Re-designer le design

Difficile d'y voir clair dès que l'on parle du design. Une tentative de définition se heurte de prime abord à la différence entre la conception française et anglo-saxone. En anglais le design c'est la conception, alors que c'est l'esthétique pour le français ("esthétique industrielle qui cherche à harmoniser les formes et les fonctions des objets").

Lors d'un entretien public avec Ruedi Baur (Designer) le Mardi 6 Mars (j'essayerai de mettre l'enregistrement en ligne bientôt), Bernard Stiegler parle du design comme ce qui vise à "faire adopter de nouvelles techniques, et donc de nouvelles pratiques". Car toute nouvelle technique doit faire face à un rejet : les machines jetés au fleuve ou les ouvriers qui détruisent l'outil de production.

 

 

A ce phénomène de rejet, il faut rappeler que des objets techniques de la vie courante ont eu du mal à s'imposer : le dentifrice , le vélo, etc.

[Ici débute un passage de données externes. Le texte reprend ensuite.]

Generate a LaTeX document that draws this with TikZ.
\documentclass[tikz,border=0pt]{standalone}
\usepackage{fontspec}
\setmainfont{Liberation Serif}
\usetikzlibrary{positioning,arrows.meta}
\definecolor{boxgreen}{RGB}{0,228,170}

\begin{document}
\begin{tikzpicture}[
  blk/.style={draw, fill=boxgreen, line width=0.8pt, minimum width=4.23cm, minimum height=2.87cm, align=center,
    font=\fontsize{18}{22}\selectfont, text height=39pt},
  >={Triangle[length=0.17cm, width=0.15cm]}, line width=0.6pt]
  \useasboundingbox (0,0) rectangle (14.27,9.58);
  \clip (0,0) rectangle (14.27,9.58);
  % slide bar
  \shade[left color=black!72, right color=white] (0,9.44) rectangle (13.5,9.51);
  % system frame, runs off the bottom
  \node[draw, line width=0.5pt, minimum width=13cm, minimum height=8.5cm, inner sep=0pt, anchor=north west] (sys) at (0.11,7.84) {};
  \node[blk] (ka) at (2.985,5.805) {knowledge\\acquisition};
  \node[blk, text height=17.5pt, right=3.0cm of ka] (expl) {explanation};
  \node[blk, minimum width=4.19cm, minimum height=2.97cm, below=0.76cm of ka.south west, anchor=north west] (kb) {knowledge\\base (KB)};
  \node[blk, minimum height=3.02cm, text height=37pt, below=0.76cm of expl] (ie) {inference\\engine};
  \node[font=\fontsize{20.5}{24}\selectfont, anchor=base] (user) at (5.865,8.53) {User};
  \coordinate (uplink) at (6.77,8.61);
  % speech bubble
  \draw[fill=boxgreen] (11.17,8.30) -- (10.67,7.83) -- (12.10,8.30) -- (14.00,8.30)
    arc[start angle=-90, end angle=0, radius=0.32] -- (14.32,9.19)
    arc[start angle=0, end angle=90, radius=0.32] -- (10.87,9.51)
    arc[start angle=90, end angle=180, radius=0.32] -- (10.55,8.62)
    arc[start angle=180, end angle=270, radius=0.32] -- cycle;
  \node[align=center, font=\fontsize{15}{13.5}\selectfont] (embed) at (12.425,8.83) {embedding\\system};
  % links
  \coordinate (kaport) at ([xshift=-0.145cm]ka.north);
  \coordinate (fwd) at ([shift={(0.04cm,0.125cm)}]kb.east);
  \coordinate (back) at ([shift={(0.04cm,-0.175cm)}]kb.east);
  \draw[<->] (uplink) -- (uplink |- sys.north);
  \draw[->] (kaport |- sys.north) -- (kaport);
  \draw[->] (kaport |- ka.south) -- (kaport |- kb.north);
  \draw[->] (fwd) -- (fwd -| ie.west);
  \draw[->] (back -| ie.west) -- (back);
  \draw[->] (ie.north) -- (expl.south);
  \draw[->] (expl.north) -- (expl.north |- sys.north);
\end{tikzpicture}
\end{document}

Il y a donc des processus d'adoption.

Ces processus d'adoption peuvent faire l'objet d'une politique. Je dis "peuvent" car ces processus sont généralement portés par le marketing et la publicité. Or il ne faut pas que la politique laisse le champ libre au marketing, sans quoi le marketing , comme il le fait déjà, se substituera à la politique elle-même pour donner du marketing politique.

C'est quoi le marketing politique ? C'est le détournement organisé des consciences : regardez ailleurs ! Un détournement qui vise à mettre en place des clivages binaires qui divisent (précisément car leur opposition est fallacieuse). Pendant ce temps là, les vrais problèmes passent à la trappe.

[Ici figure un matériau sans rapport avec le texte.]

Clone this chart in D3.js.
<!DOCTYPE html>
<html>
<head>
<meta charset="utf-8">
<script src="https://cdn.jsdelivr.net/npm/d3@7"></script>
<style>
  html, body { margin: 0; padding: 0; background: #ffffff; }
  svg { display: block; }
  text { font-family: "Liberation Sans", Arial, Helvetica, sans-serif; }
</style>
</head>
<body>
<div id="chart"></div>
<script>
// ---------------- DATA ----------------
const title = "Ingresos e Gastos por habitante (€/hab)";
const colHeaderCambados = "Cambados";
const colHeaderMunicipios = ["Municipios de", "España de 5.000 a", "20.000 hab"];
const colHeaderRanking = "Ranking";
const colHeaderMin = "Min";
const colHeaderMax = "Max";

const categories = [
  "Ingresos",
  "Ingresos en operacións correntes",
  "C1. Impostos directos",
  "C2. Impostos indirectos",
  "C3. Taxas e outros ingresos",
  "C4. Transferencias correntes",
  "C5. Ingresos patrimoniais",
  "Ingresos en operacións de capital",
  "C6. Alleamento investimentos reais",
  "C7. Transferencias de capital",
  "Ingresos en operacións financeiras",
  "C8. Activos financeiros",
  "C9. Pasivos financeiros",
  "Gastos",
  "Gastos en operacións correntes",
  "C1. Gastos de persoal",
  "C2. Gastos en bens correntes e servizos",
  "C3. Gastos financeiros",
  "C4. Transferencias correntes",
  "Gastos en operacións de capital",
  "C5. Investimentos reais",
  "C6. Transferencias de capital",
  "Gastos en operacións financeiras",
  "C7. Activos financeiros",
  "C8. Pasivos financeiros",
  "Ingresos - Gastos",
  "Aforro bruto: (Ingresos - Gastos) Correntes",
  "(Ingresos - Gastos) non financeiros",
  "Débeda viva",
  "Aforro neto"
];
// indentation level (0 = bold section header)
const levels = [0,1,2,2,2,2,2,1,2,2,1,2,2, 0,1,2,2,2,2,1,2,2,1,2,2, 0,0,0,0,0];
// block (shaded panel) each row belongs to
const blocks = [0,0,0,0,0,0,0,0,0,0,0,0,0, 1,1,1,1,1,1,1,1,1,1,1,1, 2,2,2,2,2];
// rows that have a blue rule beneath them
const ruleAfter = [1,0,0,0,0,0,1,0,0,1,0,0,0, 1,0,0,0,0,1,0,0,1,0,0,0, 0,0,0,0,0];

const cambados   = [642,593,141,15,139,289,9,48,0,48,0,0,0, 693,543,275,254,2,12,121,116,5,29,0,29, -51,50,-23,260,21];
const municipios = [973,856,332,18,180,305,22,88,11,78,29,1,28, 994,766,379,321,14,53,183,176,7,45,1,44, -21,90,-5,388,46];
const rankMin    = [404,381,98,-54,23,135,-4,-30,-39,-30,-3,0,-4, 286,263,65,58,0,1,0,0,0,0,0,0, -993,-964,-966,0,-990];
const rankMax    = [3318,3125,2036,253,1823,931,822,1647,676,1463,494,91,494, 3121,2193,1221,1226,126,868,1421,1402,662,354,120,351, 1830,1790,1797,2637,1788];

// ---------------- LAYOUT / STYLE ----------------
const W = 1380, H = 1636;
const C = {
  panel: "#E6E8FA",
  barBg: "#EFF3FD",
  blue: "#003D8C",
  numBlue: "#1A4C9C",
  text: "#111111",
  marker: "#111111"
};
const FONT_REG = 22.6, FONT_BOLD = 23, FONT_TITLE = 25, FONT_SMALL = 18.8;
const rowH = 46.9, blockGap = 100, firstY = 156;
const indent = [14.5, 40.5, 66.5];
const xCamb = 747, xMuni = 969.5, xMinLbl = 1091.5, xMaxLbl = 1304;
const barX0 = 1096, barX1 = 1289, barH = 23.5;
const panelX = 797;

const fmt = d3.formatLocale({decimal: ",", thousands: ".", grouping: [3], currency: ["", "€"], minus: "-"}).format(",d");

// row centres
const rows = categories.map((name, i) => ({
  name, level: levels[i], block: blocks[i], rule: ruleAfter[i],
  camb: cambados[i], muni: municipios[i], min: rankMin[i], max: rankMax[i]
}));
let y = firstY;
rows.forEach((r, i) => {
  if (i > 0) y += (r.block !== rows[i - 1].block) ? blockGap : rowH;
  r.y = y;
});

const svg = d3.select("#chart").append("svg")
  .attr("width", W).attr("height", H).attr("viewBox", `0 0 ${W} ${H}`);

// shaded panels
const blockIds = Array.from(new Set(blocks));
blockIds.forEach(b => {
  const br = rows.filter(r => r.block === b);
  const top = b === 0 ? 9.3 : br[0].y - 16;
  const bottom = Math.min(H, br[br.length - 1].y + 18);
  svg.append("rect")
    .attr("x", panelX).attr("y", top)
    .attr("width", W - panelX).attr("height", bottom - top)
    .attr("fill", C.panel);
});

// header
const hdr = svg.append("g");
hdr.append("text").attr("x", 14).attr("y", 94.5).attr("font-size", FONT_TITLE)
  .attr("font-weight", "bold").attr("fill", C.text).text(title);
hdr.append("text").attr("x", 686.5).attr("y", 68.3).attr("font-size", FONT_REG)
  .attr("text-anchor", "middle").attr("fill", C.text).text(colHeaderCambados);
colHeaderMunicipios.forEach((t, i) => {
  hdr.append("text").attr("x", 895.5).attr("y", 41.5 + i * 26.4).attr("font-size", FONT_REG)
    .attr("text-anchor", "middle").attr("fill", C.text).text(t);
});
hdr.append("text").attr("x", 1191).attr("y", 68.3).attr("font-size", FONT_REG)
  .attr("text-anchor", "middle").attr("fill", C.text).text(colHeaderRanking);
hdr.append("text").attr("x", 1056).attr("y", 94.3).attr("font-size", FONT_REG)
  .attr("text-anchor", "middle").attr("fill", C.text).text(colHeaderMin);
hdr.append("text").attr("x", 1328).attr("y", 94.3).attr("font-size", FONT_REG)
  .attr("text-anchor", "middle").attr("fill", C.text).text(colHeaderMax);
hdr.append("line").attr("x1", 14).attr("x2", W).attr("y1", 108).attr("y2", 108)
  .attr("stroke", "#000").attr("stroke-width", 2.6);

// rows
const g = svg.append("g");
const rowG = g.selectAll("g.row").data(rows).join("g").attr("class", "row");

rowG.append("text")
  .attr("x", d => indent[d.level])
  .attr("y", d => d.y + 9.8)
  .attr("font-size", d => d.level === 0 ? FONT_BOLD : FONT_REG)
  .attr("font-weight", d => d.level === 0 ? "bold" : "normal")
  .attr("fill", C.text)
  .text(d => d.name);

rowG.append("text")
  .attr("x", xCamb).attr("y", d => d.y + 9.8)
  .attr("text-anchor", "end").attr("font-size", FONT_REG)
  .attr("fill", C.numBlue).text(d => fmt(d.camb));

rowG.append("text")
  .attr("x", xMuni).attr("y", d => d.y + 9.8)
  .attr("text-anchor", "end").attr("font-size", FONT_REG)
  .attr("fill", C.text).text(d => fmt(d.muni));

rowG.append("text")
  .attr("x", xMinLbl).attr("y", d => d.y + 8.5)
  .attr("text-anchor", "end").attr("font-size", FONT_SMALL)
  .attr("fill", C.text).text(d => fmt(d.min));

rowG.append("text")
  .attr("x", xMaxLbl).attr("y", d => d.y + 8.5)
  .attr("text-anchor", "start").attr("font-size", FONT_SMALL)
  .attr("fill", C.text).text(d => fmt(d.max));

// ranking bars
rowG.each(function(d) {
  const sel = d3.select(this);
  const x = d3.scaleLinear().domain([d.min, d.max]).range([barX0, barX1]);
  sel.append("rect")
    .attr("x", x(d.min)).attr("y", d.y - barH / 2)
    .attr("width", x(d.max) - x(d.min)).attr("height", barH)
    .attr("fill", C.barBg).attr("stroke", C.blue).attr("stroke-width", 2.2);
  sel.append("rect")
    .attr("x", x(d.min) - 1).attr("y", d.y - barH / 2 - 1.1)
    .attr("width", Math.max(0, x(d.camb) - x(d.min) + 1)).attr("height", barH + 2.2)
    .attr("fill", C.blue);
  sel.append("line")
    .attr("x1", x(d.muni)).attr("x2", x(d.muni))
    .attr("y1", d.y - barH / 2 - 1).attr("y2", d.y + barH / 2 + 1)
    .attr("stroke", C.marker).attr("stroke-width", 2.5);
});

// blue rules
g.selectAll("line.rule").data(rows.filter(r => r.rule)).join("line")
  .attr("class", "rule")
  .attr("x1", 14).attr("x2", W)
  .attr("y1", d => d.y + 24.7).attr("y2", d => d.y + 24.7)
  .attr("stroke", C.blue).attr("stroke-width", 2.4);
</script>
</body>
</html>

Je disais donc qu'il peut y avoir une politique d'adoption technologique. Mais pourquoi est-ce souhaitable, et pourquoi particulièrement ici en Europe ? Parce que, bien que l'Europe soit un territoire d'innovation et de découverte, ce qui est découvert ne fait toujours l'objet d'une industrialisation.

Le GSM par exemple est une découverte française, faite par France Telecom R&D, mais dont on a jugé que cela n'avait pas d'intérêt ; il a fallu que ce soit un autre pays qui se lance dans l'industrialisation du brevet, avec le succès que l'on sait aujourd'hui. Or industrialiser c'est précisément "designer".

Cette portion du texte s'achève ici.